### Provided data
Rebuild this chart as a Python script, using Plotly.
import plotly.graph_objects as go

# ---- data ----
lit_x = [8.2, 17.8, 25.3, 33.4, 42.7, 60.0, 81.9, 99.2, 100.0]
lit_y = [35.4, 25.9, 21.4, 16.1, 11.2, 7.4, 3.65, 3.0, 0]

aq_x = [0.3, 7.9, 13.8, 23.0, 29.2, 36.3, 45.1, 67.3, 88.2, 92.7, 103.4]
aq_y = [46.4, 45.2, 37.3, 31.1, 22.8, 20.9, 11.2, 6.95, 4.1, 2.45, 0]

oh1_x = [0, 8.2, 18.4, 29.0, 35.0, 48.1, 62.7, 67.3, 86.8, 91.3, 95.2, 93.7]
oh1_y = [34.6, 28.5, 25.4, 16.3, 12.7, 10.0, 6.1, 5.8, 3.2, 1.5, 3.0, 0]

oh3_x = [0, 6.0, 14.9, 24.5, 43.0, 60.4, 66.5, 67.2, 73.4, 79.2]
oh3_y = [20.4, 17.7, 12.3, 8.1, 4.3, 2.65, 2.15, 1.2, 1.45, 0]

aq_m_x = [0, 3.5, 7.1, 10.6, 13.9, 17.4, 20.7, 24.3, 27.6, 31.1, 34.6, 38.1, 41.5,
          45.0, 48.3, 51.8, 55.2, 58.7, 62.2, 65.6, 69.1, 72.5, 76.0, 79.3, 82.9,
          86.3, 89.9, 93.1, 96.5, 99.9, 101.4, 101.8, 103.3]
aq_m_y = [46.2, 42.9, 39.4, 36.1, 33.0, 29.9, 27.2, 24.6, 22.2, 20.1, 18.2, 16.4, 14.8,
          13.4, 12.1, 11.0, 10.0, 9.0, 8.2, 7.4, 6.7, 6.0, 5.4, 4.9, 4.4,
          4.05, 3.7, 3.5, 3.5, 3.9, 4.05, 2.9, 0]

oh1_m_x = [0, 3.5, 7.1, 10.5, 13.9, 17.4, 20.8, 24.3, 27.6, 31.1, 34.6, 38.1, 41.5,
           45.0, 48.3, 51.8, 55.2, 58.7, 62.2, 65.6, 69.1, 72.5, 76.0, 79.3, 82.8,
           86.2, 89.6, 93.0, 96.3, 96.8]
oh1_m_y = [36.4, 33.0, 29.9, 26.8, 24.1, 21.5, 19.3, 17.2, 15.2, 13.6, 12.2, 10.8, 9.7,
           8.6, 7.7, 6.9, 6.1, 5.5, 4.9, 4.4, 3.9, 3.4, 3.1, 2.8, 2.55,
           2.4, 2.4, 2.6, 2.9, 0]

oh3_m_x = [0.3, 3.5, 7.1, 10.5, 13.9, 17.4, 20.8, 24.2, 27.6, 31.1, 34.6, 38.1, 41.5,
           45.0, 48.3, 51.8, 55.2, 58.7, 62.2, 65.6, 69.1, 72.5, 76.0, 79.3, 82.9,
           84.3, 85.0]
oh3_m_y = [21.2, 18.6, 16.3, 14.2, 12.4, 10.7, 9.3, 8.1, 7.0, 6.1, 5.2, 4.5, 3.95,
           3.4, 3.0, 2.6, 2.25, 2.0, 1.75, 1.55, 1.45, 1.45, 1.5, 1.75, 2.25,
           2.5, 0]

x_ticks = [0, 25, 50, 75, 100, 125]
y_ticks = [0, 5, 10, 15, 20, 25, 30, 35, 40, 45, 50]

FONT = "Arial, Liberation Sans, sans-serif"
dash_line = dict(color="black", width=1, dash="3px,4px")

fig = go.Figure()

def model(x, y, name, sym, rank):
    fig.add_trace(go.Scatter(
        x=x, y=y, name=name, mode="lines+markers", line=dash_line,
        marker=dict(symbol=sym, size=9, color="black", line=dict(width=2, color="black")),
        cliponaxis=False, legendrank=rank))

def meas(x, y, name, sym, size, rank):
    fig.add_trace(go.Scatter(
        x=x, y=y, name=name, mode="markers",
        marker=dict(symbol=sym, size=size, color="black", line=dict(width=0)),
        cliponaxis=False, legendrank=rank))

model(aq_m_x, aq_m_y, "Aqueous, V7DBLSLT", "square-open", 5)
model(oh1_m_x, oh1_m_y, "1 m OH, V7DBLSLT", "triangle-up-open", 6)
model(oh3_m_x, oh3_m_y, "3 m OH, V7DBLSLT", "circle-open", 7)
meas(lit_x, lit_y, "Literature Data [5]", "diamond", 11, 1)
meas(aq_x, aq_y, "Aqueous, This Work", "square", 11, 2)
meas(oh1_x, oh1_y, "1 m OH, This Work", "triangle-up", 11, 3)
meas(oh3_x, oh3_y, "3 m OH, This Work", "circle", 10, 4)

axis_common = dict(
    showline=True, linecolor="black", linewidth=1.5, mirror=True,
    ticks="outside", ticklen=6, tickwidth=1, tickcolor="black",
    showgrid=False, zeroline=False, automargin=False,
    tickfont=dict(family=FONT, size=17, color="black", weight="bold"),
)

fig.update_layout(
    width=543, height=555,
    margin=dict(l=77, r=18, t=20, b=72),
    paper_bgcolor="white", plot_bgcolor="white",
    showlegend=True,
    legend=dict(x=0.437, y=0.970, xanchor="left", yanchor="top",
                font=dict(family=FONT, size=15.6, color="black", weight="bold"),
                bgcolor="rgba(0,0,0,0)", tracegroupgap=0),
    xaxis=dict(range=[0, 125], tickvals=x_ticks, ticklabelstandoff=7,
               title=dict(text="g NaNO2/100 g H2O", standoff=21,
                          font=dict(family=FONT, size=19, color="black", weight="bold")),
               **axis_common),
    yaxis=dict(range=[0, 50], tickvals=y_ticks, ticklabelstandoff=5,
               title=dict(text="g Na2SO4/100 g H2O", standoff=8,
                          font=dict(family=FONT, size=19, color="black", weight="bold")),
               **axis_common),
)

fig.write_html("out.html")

### Directive
Copy the lines from the start of the data verbatim, stopping after the line containing "1.2, 1.45, 0]".

### Result
Rebuild this chart as a Python script, using Plotly.
import plotly.graph_objects as go

# ---- data ----
lit_x = [8.2, 17.8, 25.3, 33.4, 42.7, 60.0, 81.9, 99.2, 100.0]
lit_y = [35.4, 25.9, 21.4, 16.1, 11.2, 7.4, 3.65, 3.0, 0]

aq_x = [0.3, 7.9, 13.8, 23.0, 29.2, 36.3, 45.1, 67.3, 88.2, 92.7, 103.4]
aq_y = [46.4, 45.2, 37.3, 31.1, 22.8, 20.9, 11.2, 6.95, 4.1, 2.45, 0]

oh1_x = [0, 8.2, 18.4, 29.0, 35.0, 48.1, 62.7, 67.3, 86.8, 91.3, 95.2, 93.7]
oh1_y = [34.6, 28.5, 25.4, 16.3, 12.7, 10.0, 6.1, 5.8, 3.2, 1.5, 3.0, 0]

oh3_x = [0, 6.0, 14.9, 24.5, 43.0, 60.4, 66.5, 67.2, 73.4, 79.2]
oh3_y = [20.4, 17.7, 12.3, 8.1, 4.3, 2.65, 2.15, 1.2, 1.45, 0]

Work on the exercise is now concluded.